The Beatles song John Lennon called “the gift of God”
No one truly understands creativity. No amount of brain scans or research can fully explain how or why inspiration strikes, where it comes from, or how it transforms into something entirely new. Give a thousand artists the same prompt, and you’ll get a thousand different results—but why? To some, it has to come from somewhere beyond, something higher. Even John Lennon once credited God for one Beatles song.
The idea that a higher power plays a role in art has been around forever. In ancient times, they were called muses—spirits believed to whisper inspiration to a chosen few. To be an artist was to act as a translator for God, a conduit through which some greater force spoke. But in the chaos of rock and roll, a world with no fixed beliefs, that idea faded. Instead, we started seeing the artists themselves as gods.

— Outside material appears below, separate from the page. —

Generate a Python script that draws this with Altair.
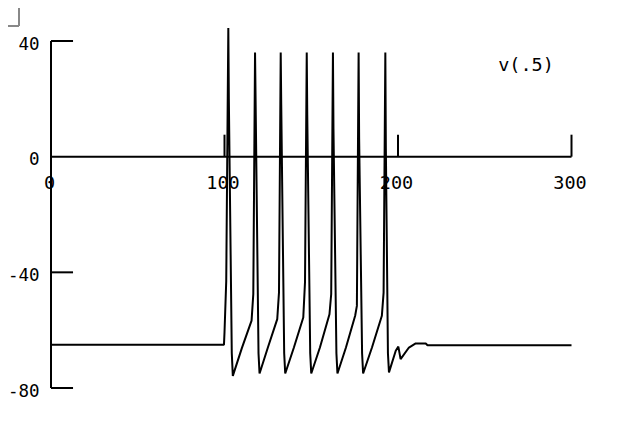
import altair as alt
import pandas as pd

# Voltage trace v(.5) (t in ms, v in mV)
t = [0, 99.7, 100, 101,
     102.2, 102.5, 104.2, 104.8, 110, 115.6, 116.6,
     117.6, 117.9, 119.6, 120.2, 125, 130.4, 131.4,
     132.4, 132.7, 134.4, 135.0, 140, 145.4, 146.4,
     147.4, 147.7, 149.4, 150.0, 155, 160.5, 161.5,
     162.5, 162.8, 164.5, 165.1, 170, 175.3, 176.3,
     177.3, 177.6, 179.3, 179.9, 185, 190.7, 191.7,
     192.7, 193.0, 194.2, 194.8,
     198.7, 200.2, 201.5, 206.3, 210.2, 216, 217, 300]
v = [-65, -65, -60.8, -43,
     44.5, 20, -68, -75.8, -66.2, -56.7, -47.5,
     36, 20.8, -68, -75, -66, -56.2, -47,
     36, 18, -68, -75, -66, -55.6, -43.4,
     36, 14.5, -68, -75, -66, -54.5, -47.5,
     36, 9.8, -68, -75, -66, -55, -51.6,
     36, 6.3, -68, -75, -66, -55, -47,
     36, 2.9, -68, -74.6,
     -67.1, -65.7, -70, -66, -64.6, -64.6, -65.2, -65.2]

x_ticks = [100, 200, 300]
x_labels = ["0", "100", "200", "300"]
x_label_vals = [0, 100, 200, 300]
y_ticks = [40, -40, -80]
y_labels = ["40", "0", "-40", "-80"]
y_label_vals = [40, 0, -40, -80]
series_label = "v(.5)"

X_DOMAIN = [0, 300]
Y_DOMAIN = [-80, 40]
XTICK_LEN = 7.6    # in mV units (~22 px)
YTICK_LEN = 12.7   # in ms units (~22 px)
FONT = "DejaVu Sans Mono"

xs = alt.Scale(domain=X_DOMAIN, nice=False, zero=False)
ys = alt.Scale(domain=Y_DOMAIN, nice=False, zero=False)

trace = pd.DataFrame({"t": t, "v": v, "i": list(range(len(t)))})

y_axis = alt.Chart(pd.DataFrame({"x": [X_DOMAIN[0]], "y": [Y_DOMAIN[0]], "y2": [Y_DOMAIN[1]]})).mark_rule(
    color="black", strokeWidth=2
).encode(
    x=alt.X("x:Q", scale=xs, axis=None),
    y=alt.Y("y:Q", scale=ys, axis=None),
    y2="y2:Q",
)

x_axis = alt.Chart(pd.DataFrame({"x": [X_DOMAIN[0]], "x2": [X_DOMAIN[1]], "y": [0]})).mark_rule(
    color="black", strokeWidth=2
).encode(
    x=alt.X("x:Q", scale=xs, axis=None),
    x2="x2:Q",
    y=alt.Y("y:Q", scale=ys, axis=None),
)

xt_df = pd.DataFrame({"x": x_ticks, "y": [0] * len(x_ticks), "y2": [XTICK_LEN] * len(x_ticks)})
x_tick_marks = alt.Chart(xt_df).mark_rule(color="black", strokeWidth=2).encode(
    x=alt.X("x:Q", scale=xs, axis=None),
    y=alt.Y("y:Q", scale=ys, axis=None),
    y2="y2:Q",
)

yt_df = pd.DataFrame({"y": y_ticks, "x": [0] * len(y_ticks), "x2": [YTICK_LEN] * len(y_ticks)})
y_tick_marks = alt.Chart(yt_df).mark_rule(color="black", strokeWidth=2).encode(
    x=alt.X("x:Q", scale=xs, axis=None),
    x2="x2:Q",
    y=alt.Y("y:Q", scale=ys, axis=None),
)

yl_df = pd.DataFrame({"y": y_label_vals, "x": [0] * len(y_label_vals), "label": y_labels})
y_label_marks = alt.Chart(yl_df).mark_text(
    font=FONT, fontSize=17.5, color="black", align="right", baseline="middle", dx=-11.5, dy=3.5
).encode(
    x=alt.X("x:Q", scale=xs, axis=None),
    y=alt.Y("y:Q", scale=ys, axis=None),
    text="label:N",
)

xl_df = pd.DataFrame({"x": x_label_vals, "y": [0] * len(x_label_vals), "label": x_labels})
x_label_marks = alt.Chart(xl_df).mark_text(
    font=FONT, fontSize=18.5, color="black", align="center", baseline="middle", dx=-1.5, dy=26
).encode(
    x=alt.X("x:Q", scale=xs, axis=None),
    y=alt.Y("y:Q", scale=ys, axis=None),
    text="label:N",
)

name_df = pd.DataFrame({"x": [273.8], "y": [31.8], "label": [series_label]})
name_mark = alt.Chart(name_df).mark_text(
    font=FONT, fontSize=18.5, color="black", align="center", baseline="middle"
).encode(
    x=alt.X("x:Q", scale=xs, axis=None),
    y=alt.Y("y:Q", scale=ys, axis=None),
    text="label:N",
)

line = alt.Chart(trace).mark_line(
    color="black", strokeWidth=2, strokeJoin="bevel", clip=False
).encode(
    x=alt.X("t:Q", scale=xs, axis=None),
    y=alt.Y("v:Q", scale=ys, axis=None),
    order="i:Q",
)

# small window-corner box of the original viewer (decoration)
box_v = alt.Chart(pd.DataFrame({"a": [0]})).mark_rule(color="#888888", strokeWidth=2).encode(
    x=alt.value(-32), y=alt.value(-33), y2=alt.value(-15)
)
box_h = alt.Chart(pd.DataFrame({"a": [0]})).mark_rule(color="#888888", strokeWidth=2).encode(
    x=alt.value(-43), x2=alt.value(-32), y=alt.value(-15)
)

chart = alt.layer(
    y_label_marks, x_label_marks, name_mark,
    y_axis, x_axis, x_tick_marks, y_tick_marks,
    line, box_v, box_h,
).properties(
    width=520.5,
    height=347,
    autosize=alt.AutoSizeParams(type="none"),
    padding={"left": 43, "top": 33, "right": 40, "bottom": 20},
    background="white",
).configure_view(stroke=None)

chart.save("out.html", embed_options={"renderer": "svg", "actions": False})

But still, there must be something going on. There are countless stories throughout music history about moments when an artist has woken up from a dream with a song in their head or when, in a split second, a melody has appeared to them that would go on to be a totally timeless and globally beloved hit. It’s a tale told time and time again about how certain songs just seem to fall into an artist’s lap as if they’re dropped down from up above.
That’s how John Lennon felt when he came to make ‘Rain’. The song was made during the sessions for Revolver but was left off the tracklist; instead, it was only released as a B-side to ‘Paperback Writer’ as a standalone single. But regardless of it being axed, the creation of the song felt like a moment when Lennon was tapped on the shoulder by that creative higher power and handed an idea.

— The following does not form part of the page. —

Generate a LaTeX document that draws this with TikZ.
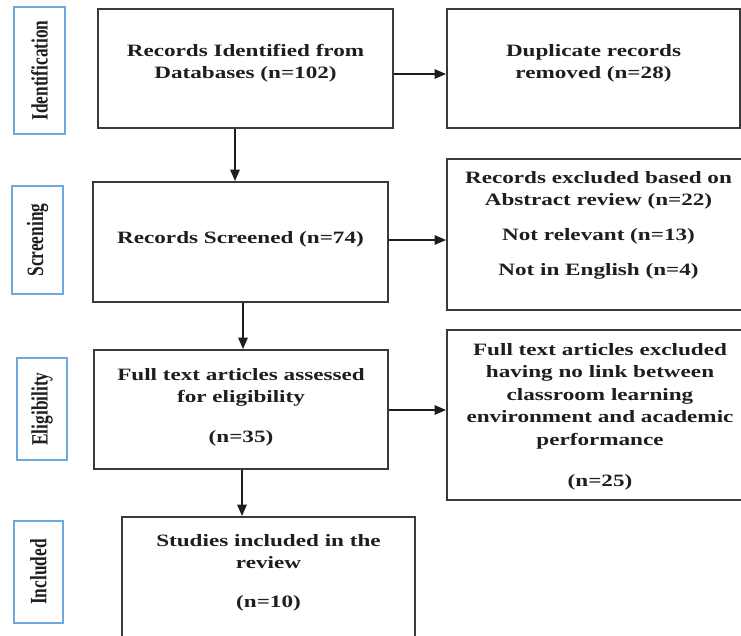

Lennon had been struggling with the track in the studio, unsure how to finish it off or make it all work. He had the lyrics and the melody, but he knew it needed something else and was left frustrated when he couldn’t find what that was. Deciding to abandon it for the day, he went home to blow off some steam with his favoured illicit substance of the time.

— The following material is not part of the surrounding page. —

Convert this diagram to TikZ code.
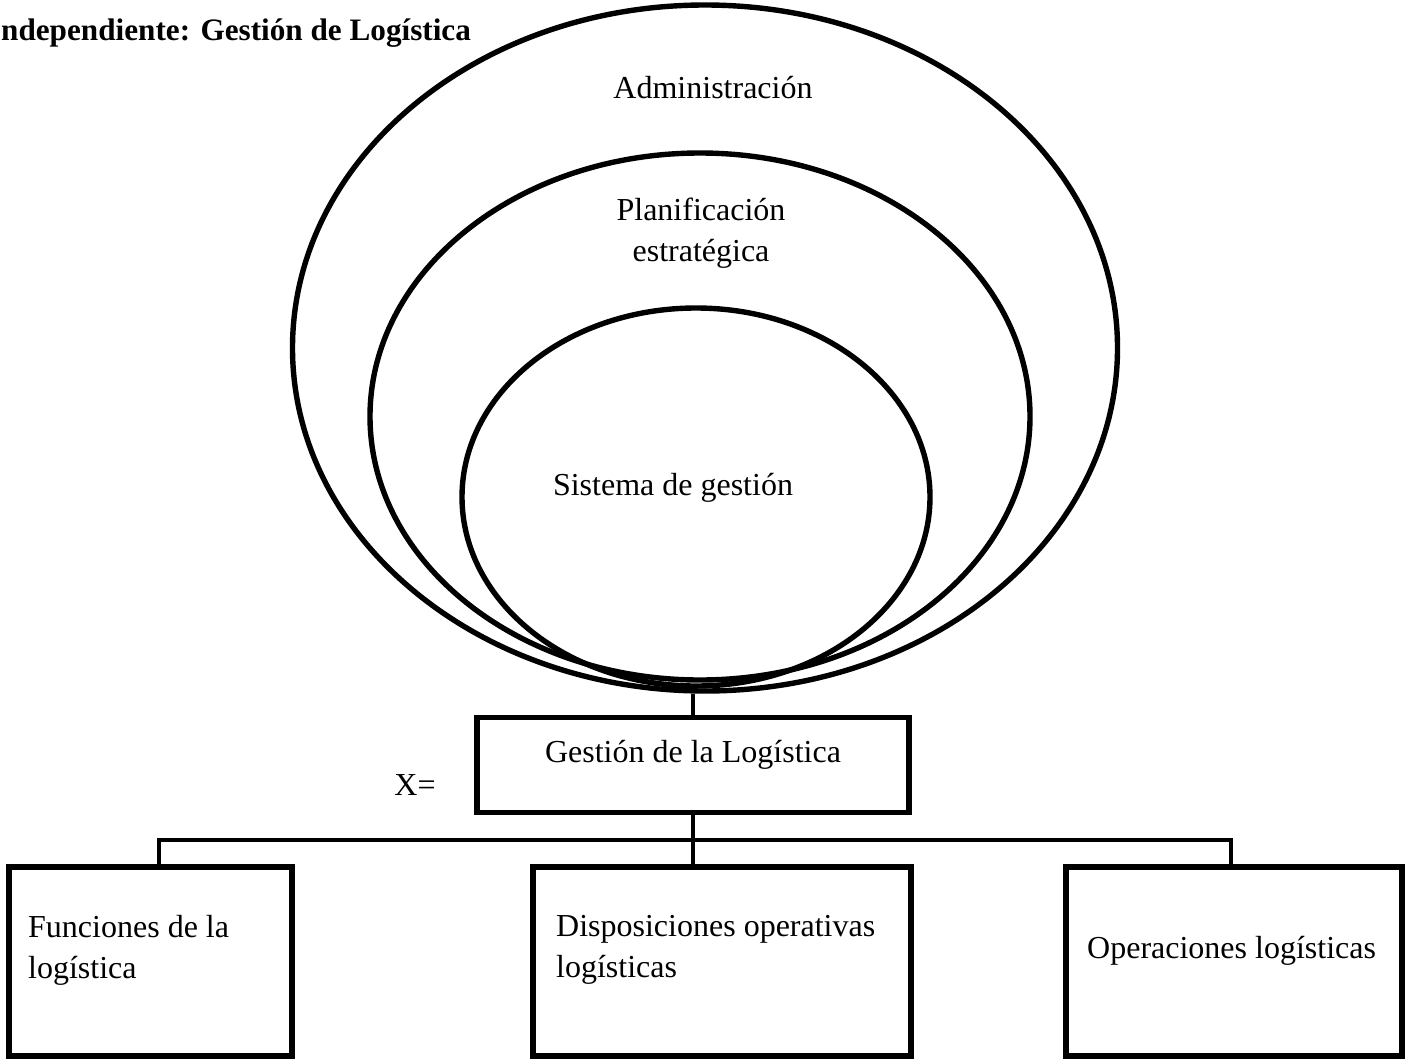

“I got home from the studio and I was stoned out of my mind on marijuana and, as I usually do, I listened to what I’d recorded that day,” he said of the evening. But in the haze of the haze, he made a fateful mistake; “Somehow I got it on backwards and I sat there, transfixed, with the earphones on, with a big hash joint. I ran in the next day and said, ‘I know what to do with it, I know… Listen to this!’ So I made them all play it backwards.”
That stoned mistake was exactly what he’d been looking for as the inspiration struck to reverse the outro of the song. But as the idea landed in his mind, Lennon couldn’t take credit for it, stating, “That one was the gift of God, of Ja, actually, the god of marijuana, right? So Ja gave me that one”.